** Begin **
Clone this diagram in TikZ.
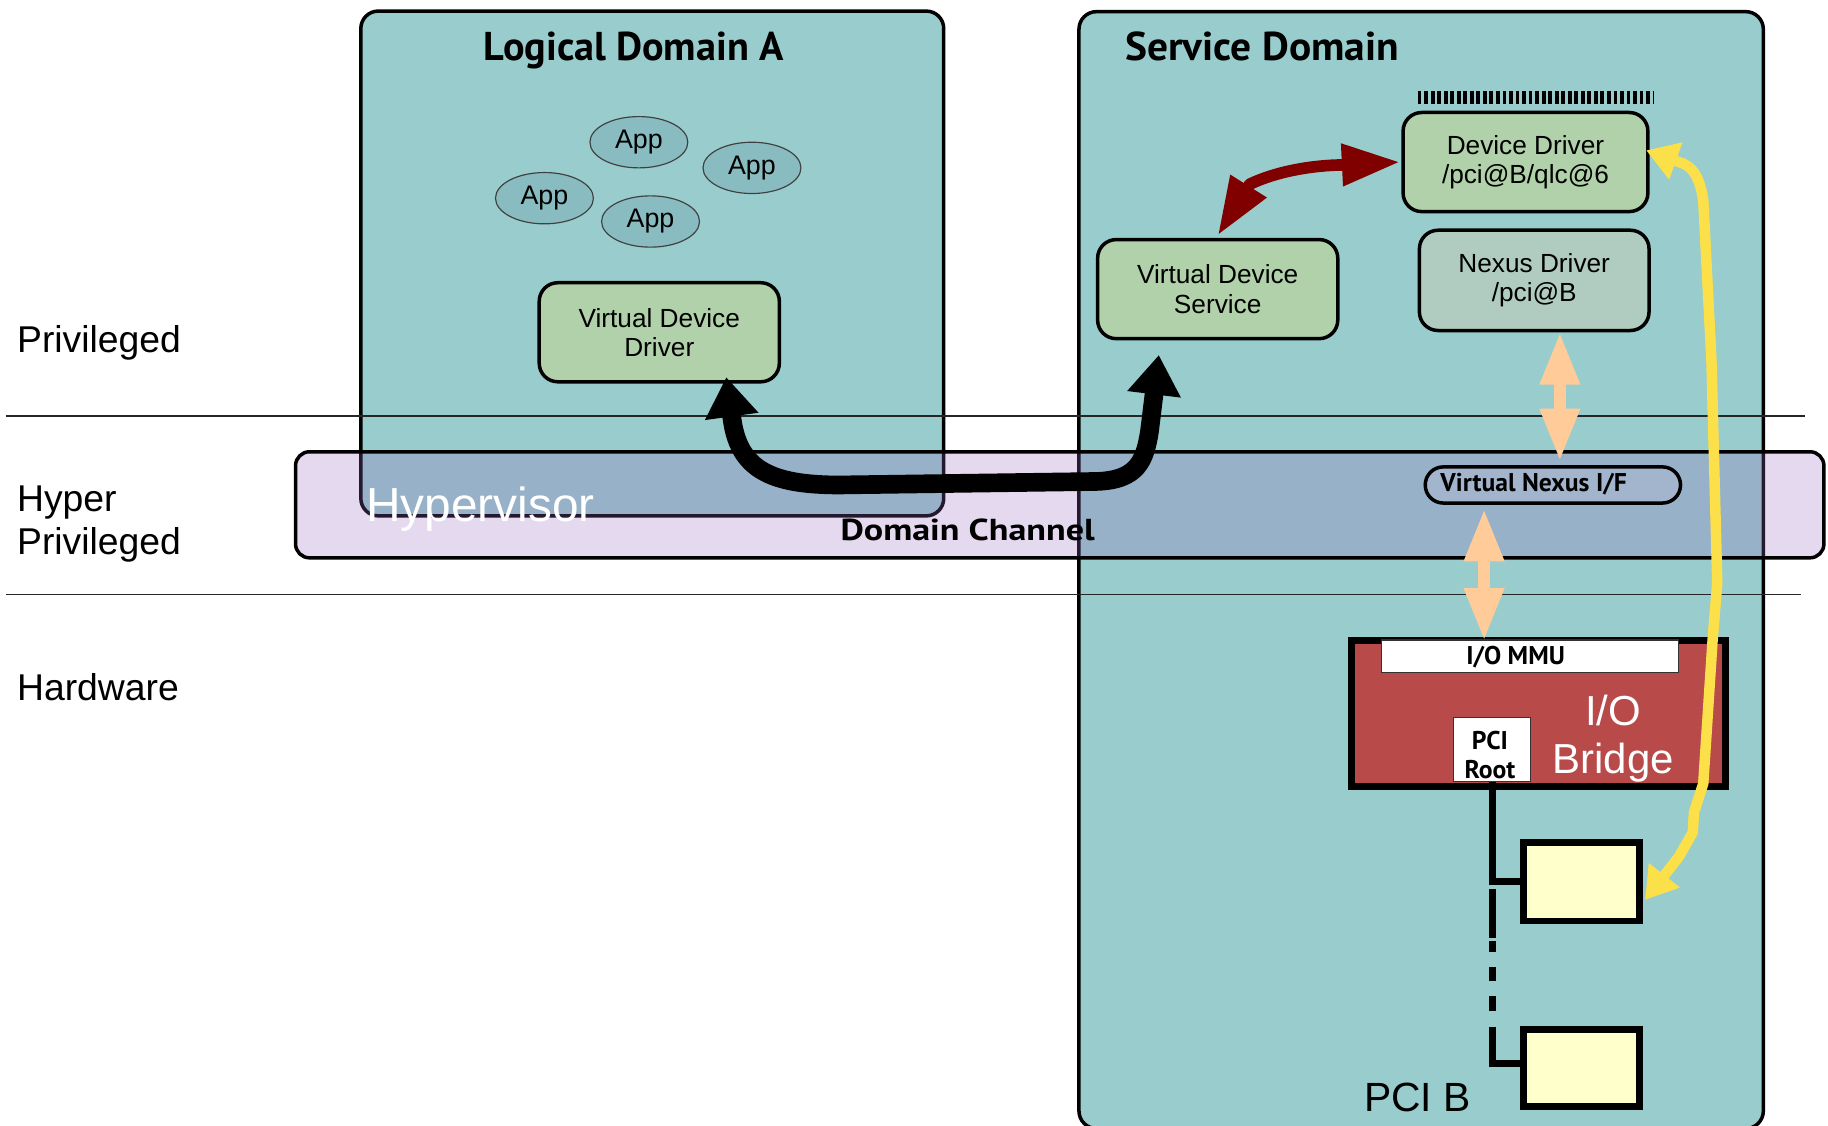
\documentclass[tikz,border=0pt]{standalone}
\usepackage{graphicx}
\usepackage{fontspec}
\setmainfont{Liberation Sans}
\newfontfamily\headfont{PT Sans}
\usetikzlibrary{arrows.meta,shapes.geometric}

\definecolor{domainteal}{HTML}{99CCCC}
\definecolor{appteal}{HTML}{88BCC0}
\definecolor{drvgreen}{HTML}{B0D1A9}
\definecolor{nexusgray}{HTML}{B0CCC0}
\definecolor{hypviolet}{RGB}{149,102,192}
\definecolor{vnifblue}{HTML}{A2B5CD}
\definecolor{bridgered}{HTML}{B94A4A}
\definecolor{cardyellow}{HTML}{FFFFCC}
\definecolor{chanred}{HTML}{800000}
\definecolor{peach}{HTML}{FFCC99}
\definecolor{signalyellow}{HTML}{FBE04A}

\tikzset{
  domainbox/.style={draw=black, line width=3pt, fill=domainteal, rounded corners=15pt, inner sep=0pt},
  drvbox/.style={draw=black, line width=3pt, rounded corners=16pt, inner sep=0pt, align=center,
    font=\fontsize{22.5}{25}\selectfont},
  appnode/.style={ellipse, draw=black!75, line width=1pt, fill=appteal, minimum width=84pt,
    minimum height=44pt, inner sep=0pt, font=\fontsize{23}{26}\selectfont},
  tiertext/.style={inner sep=0pt, align=left, font=\fontsize{32}{37}\selectfont},
  headtext/.style={inner sep=0pt, font=\headfont\bfseries\fontsize{34.5}{40}\selectfont},
  tagtext/.style={inner sep=0pt, align=center, font=\headfont\bfseries\fontsize{22}{24.6}\selectfont},
  tierline/.style={draw=black!85, line width=1.2pt},
  hwbox/.style={draw=black, line width=6pt, inner sep=0pt},
  tagbox/.style={draw=black!80, line width=1pt, fill=white, inner sep=0pt},
  chanarrow/.style={draw=black, line width=16pt, line join=round,
    arrows={Triangle[length=34pt,width=44pt]-Triangle[length=34pt,width=44pt]}},
  ctrlarrow/.style={draw=chanred, line width=10pt, line join=round,
    arrows={Triangle[length=50pt,width=34pt]-Triangle[length=50pt,width=34pt]}},
  nexusarrow/.style={draw=peach, line width=10pt,
    arrows={Triangle[length=45pt,width=32pt]-Triangle[length=45pt,width=32pt]}},
  dmaarrow/.style={draw=signalyellow, line width=9pt, line join=round,
    arrows={Triangle[length=27pt,width=32pt]-Triangle[length=27pt,width=32pt]}},
  busline/.style={draw=black, line width=6pt},
}

\begin{document}
\begin{tikzpicture}[x=1pt,y=-1pt]
\useasboundingbox (0,0) rectangle (1568,965);

% domains
\node[domainbox, minimum width=500pt, minimum height=433pt] (lda) at (559.5,226) {};
\node[domainbox, minimum width=587pt, minimum height=958pt] (sd) at (1219,489) {};

% hypervisor layer, translucent over the domains
\node[draw=black, line width=3pt, fill=hypviolet, fill opacity=0.25, rounded corners=12pt,
  minimum width=1311pt, minimum height=91pt, inner sep=0pt] (hyp) at (909,433) {};

% privilege tiers
\draw[tierline] (5,357) -- (1548,357);
\draw[tierline] (5,510) -- (1545,510);
\node[tiertext, anchor=base west] (tierPriv) at (14.5,302) {Privileged};
\node[tiertext, anchor=west] (tierHyp) at (14.5,449.4) {Hyper\\Privileged};
\node[tiertext, anchor=base west] (tierHw) at (14.5,601) {Hardware};

% titles
\node[headtext, anchor=base] (ldaTitle) at (543.5,52) {Logical Domain A};
\node[headtext, anchor=base west] (sdTitle) at (965,52) {\scalebox{1.03}[1]{Service Domain}};

% guest domain contents
\node[appnode] (app1) at (548,122) {App};
\node[appnode] (app2) at (645,144) {App};
\node[appnode] (app3) at (467,170) {App};
\node[appnode] (app4) at (558,190) {App};
\node[drvbox, fill=drvgreen, minimum width=206pt, minimum height=85pt] (vdd) at (565.5,285)
  {Virtual Device\\Driver};

% service domain contents
\node[drvbox, fill=drvgreen, minimum width=206pt, minimum height=85pt] (vds) at (1044.5,248)
  {Virtual Device\\Service};
\node[drvbox, fill=drvgreen, minimum width=210pt, minimum height=85pt] (dd) at (1308.5,139)
  {Device Driver\\/pci@B/qlc@6};
\node[drvbox, fill=nexusgray, minimum width=197pt, minimum height=86pt] (nd) at (1316,240.5)
  {Nexus Driver\\/pci@B};
\draw[line width=11pt, dash pattern=on 3.3pt off 2.3pt] (1216,83.5) -- (1418,83.5);

\node[draw=black, line width=3pt, fill=vnifblue, rounded corners=15.5pt,
  minimum width=219pt, minimum height=31pt, inner sep=0pt] (vnif) at (1332,416) {};
\node[tagtext, anchor=base] (vnifText) at (1315.5,421.7) {Virtual Nexus I/F};

% I/O bridge and PCI bus
\node[hwbox, fill=bridgered, minimum width=321pt, minimum height=126pt] (bridge) at (1319.5,612) {};
\node[tagbox, minimum width=255pt, minimum height=28pt] (iommu) at (1312.5,563) {};
\node[tagtext, anchor=base] (iommuText) at (1300,570) {I/O MMU};
\node[tagbox, minimum width=66pt, minimum height=55pt] (pciroot) at (1280,643) {};
\node[tagtext] (pcirootText) at (1278,647.5) {PCI\\Root};
\node[inner sep=0pt, align=center, text=white, font=\fontsize{36}{41}\selectfont] (bridgeText)
  at (1383.6,633.3) {I/O\\Bridge};

\node[hwbox, fill=cardyellow, minimum width=99pt, minimum height=67pt] (card1) at (1356.5,756.5) {};
\node[hwbox, fill=cardyellow, minimum width=99pt, minimum height=66pt] (card2) at (1356.5,916) {};
\draw[busline] (pciroot.south) |- (card1.west);
\coordinate (busTail) at ([yshift=-6pt]pciroot.south |- card1.west);
\draw[busline, dash pattern=on 42pt off 3pt on 9pt off 13pt on 12pt off 13pt on 13pt off 13pt on 200pt]
  (busTail) |- ([yshift=4pt]card2.west);
\node[inner sep=0pt, anchor=base west, font=\fontsize{35}{40}\selectfont] (pciB) at (1170,953.5) {PCI B};

% connectors
\draw[ctrlarrow] ([yshift=2pt]vds.north) -- (1072,158)
  .. controls (1095,147) and (1125,142) .. (1150,141.5) -- ([xshift=-1pt]dd.west);
\draw[chanarrow] ([xshift=57.5pt,yshift=5.5pt]vdd.south) -- (628,360)
  .. controls (634,402) and (660,416) .. (720,416) -- (940,413)
  .. controls (976,412) and (982,395) .. (986,370) -- ([xshift=-50.5pt,yshift=-12.5pt]vds.south);
\draw[nexusarrow] ([xshift=22pt]nd.south) -- ([xshift=6pt,yshift=3.5pt]vnif.north);
\draw[nexusarrow] ([xshift=-59pt,yshift=-3.5pt]vnif.south) -- ([xshift=-39.5pt,yshift=-1pt]iommu.north);
\draw[dmaarrow] ([xshift=2pt,yshift=-15.5pt]card1.east) -- (1440,735) -- (1452,714) -- (1453,697)
  -- (1461,672) -- (1469,549) -- (1473,500) -- (1468,309) -- (1461,172)
  .. controls (1458,152) and (1452,142) .. (1440,139) -- ([xshift=-3pt,yshift=10pt]dd.east);

% layer captions
\node[inner sep=0pt, anchor=base west, text=white, font=\fontsize{41}{46}\selectfont] (hypText)
  at (314,447) {Hypervisor};
\node[headtext, anchor=base, font=\headfont\bfseries\fontsize{26}{30}\selectfont] (chanText)
  at (830,464) {\scalebox{1.19}[1]{Domain Channel}};
\end{tikzpicture}
\end{document}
** End **
WHAT YOU NEED TO DO » Retype everything in the material word for word, minus pictures.

ANSWER IN FULL »
Clone this diagram in TikZ.
\documentclass[tikz,border=0pt]{standalone}
\usepackage{graphicx}
\usepackage{fontspec}
\setmainfont{Liberation Sans}
\newfontfamily\headfont{PT Sans}
\usetikzlibrary{arrows.meta,shapes.geometric}

\definecolor{domainteal}{HTML}{99CCCC}
\definecolor{appteal}{HTML}{88BCC0}
\definecolor{drvgreen}{HTML}{B0D1A9}
\definecolor{nexusgray}{HTML}{B0CCC0}
\definecolor{hypviolet}{RGB}{149,102,192}
\definecolor{vnifblue}{HTML}{A2B5CD}
\definecolor{bridgered}{HTML}{B94A4A}
\definecolor{cardyellow}{HTML}{FFFFCC}
\definecolor{chanred}{HTML}{800000}
\definecolor{peach}{HTML}{FFCC99}
\definecolor{signalyellow}{HTML}{FBE04A}

\tikzset{
  domainbox/.style={draw=black, line width=3pt, fill=domainteal, rounded corners=15pt, inner sep=0pt},
  drvbox/.style={draw=black, line width=3pt, rounded corners=16pt, inner sep=0pt, align=center,
    font=\fontsize{22.5}{25}\selectfont},
  appnode/.style={ellipse, draw=black!75, line width=1pt, fill=appteal, minimum width=84pt,
    minimum height=44pt, inner sep=0pt, font=\fontsize{23}{26}\selectfont},
  tiertext/.style={inner sep=0pt, align=left, font=\fontsize{32}{37}\selectfont},
  headtext/.style={inner sep=0pt, font=\headfont\bfseries\fontsize{34.5}{40}\selectfont},
  tagtext/.style={inner sep=0pt, align=center, font=\headfont\bfseries\fontsize{22}{24.6}\selectfont},
  tierline/.style={draw=black!85, line width=1.2pt},
  hwbox/.style={draw=black, line width=6pt, inner sep=0pt},
  tagbox/.style={draw=black!80, line width=1pt, fill=white, inner sep=0pt},
  chanarrow/.style={draw=black, line width=16pt, line join=round,
    arrows={Triangle[length=34pt,width=44pt]-Triangle[length=34pt,width=44pt]}},
  ctrlarrow/.style={draw=chanred, line width=10pt, line join=round,
    arrows={Triangle[length=50pt,width=34pt]-Triangle[length=50pt,width=34pt]}},
  nexusarrow/.style={draw=peach, line width=10pt,
    arrows={Triangle[length=45pt,width=32pt]-Triangle[length=45pt,width=32pt]}},
  dmaarrow/.style={draw=signalyellow, line width=9pt, line join=round,
    arrows={Triangle[length=27pt,width=32pt]-Triangle[length=27pt,width=32pt]}},
  busline/.style={draw=black, line width=6pt},
}

\begin{document}
\begin{tikzpicture}[x=1pt,y=-1pt]
\useasboundingbox (0,0) rectangle (1568,965);

% domains
\node[domainbox, minimum width=500pt, minimum height=433pt] (lda) at (559.5,226) {};
\node[domainbox, minimum width=587pt, minimum height=958pt] (sd) at (1219,489) {};

% hypervisor layer, translucent over the domains
\node[draw=black, line width=3pt, fill=hypviolet, fill opacity=0.25, rounded corners=12pt,
  minimum width=1311pt, minimum height=91pt, inner sep=0pt] (hyp) at (909,433) {};

% privilege tiers
\draw[tierline] (5,357) -- (1548,357);
\draw[tierline] (5,510) -- (1545,510);
\node[tiertext, anchor=base west] (tierPriv) at (14.5,302) {Privileged};
\node[tiertext, anchor=west] (tierHyp) at (14.5,449.4) {Hyper\\Privileged};
\node[tiertext, anchor=base west] (tierHw) at (14.5,601) {Hardware};

% titles
\node[headtext, anchor=base] (ldaTitle) at (543.5,52) {Logical Domain A};
\node[headtext, anchor=base west] (sdTitle) at (965,52) {\scalebox{1.03}[1]{Service Domain}};

% guest domain contents
\node[appnode] (app1) at (548,122) {App};
\node[appnode] (app2) at (645,144) {App};
\node[appnode] (app3) at (467,170) {App};
\node[appnode] (app4) at (558,190) {App};
\node[drvbox, fill=drvgreen, minimum width=206pt, minimum height=85pt] (vdd) at (565.5,285)
  {Virtual Device\\Driver};

% service domain contents
\node[drvbox, fill=drvgreen, minimum width=206pt, minimum height=85pt] (vds) at (1044.5,248)
  {Virtual Device\\Service};
\node[drvbox, fill=drvgreen, minimum width=210pt, minimum height=85pt] (dd) at (1308.5,139)
  {Device Driver\\/pci@B/qlc@6};
\node[drvbox, fill=nexusgray, minimum width=197pt, minimum height=86pt] (nd) at (1316,240.5)
  {Nexus Driver\\/pci@B};
\draw[line width=11pt, dash pattern=on 3.3pt off 2.3pt] (1216,83.5) -- (1418,83.5);

\node[draw=black, line width=3pt, fill=vnifblue, rounded corners=15.5pt,
  minimum width=219pt, minimum height=31pt, inner sep=0pt] (vnif) at (1332,416) {};
\node[tagtext, anchor=base] (vnifText) at (1315.5,421.7) {Virtual Nexus I/F};

% I/O bridge and PCI bus
\node[hwbox, fill=bridgered, minimum width=321pt, minimum height=126pt] (bridge) at (1319.5,612) {};
\node[tagbox, minimum width=255pt, minimum height=28pt] (iommu) at (1312.5,563) {};
\node[tagtext, anchor=base] (iommuText) at (1300,570) {I/O MMU};
\node[tagbox, minimum width=66pt, minimum height=55pt] (pciroot) at (1280,643) {};
\node[tagtext] (pcirootText) at (1278,647.5) {PCI\\Root};
\node[inner sep=0pt, align=center, text=white, font=\fontsize{36}{41}\selectfont] (bridgeText)
  at (1383.6,633.3) {I/O\\Bridge};

\node[hwbox, fill=cardyellow, minimum width=99pt, minimum height=67pt] (card1) at (1356.5,756.5) {};
\node[hwbox, fill=cardyellow, minimum width=99pt, minimum height=66pt] (card2) at (1356.5,916) {};
\draw[busline] (pciroot.south) |- (card1.west);
\coordinate (busTail) at ([yshift=-6pt]pciroot.south |- card1.west);
\draw[busline, dash pattern=on 42pt off 3pt on 9pt off 13pt on 12pt off 13pt on 13pt off 13pt on 200pt]
  (busTail) |- ([yshift=4pt]card2.west);
\node[inner sep=0pt, anchor=base west, font=\fontsize{35}{40}\selectfont] (pciB) at (1170,953.5) {PCI B};

% connectors
\draw[ctrlarrow] ([yshift=2pt]vds.north) -- (1072,158)
  .. controls (1095,147) and (1125,142) .. (1150,141.5) -- ([xshift=-1pt]dd.west);
\draw[chanarrow] ([xshift=57.5pt,yshift=5.5pt]vdd.south) -- (628,360)
  .. controls (634,402) and (660,416) .. (720,416) -- (940,413)
  .. controls (976,412) and (982,395) .. (986,370) -- ([xshift=-50.5pt,yshift=-12.5pt]vds.south);
\draw[nexusarrow] ([xshift=22pt]nd.south) -- ([xshift=6pt,yshift=3.5pt]vnif.north);
\draw[nexusarrow] ([xshift=-59pt,yshift=-3.5pt]vnif.south) -- ([xshift=-39.5pt,yshift=-1pt]iommu.north);
\draw[dmaarrow] ([xshift=2pt,yshift=-15.5pt]card1.east) -- (1440,735) -- (1452,714) -- (1453,697)
  -- (1461,672) -- (1469,549) -- (1473,500) -- (1468,309) -- (1461,172)
  .. controls (1458,152) and (1452,142) .. (1440,139) -- ([xshift=-3pt,yshift=10pt]dd.east);

% layer captions
\node[inner sep=0pt, anchor=base west, text=white, font=\fontsize{41}{46}\selectfont] (hypText)
  at (314,447) {Hypervisor};
\node[headtext, anchor=base, font=\headfont\bfseries\fontsize{26}{30}\selectfont] (chanText)
  at (830,464) {\scalebox{1.19}[1]{Domain Channel}};
\end{tikzpicture}
\end{document}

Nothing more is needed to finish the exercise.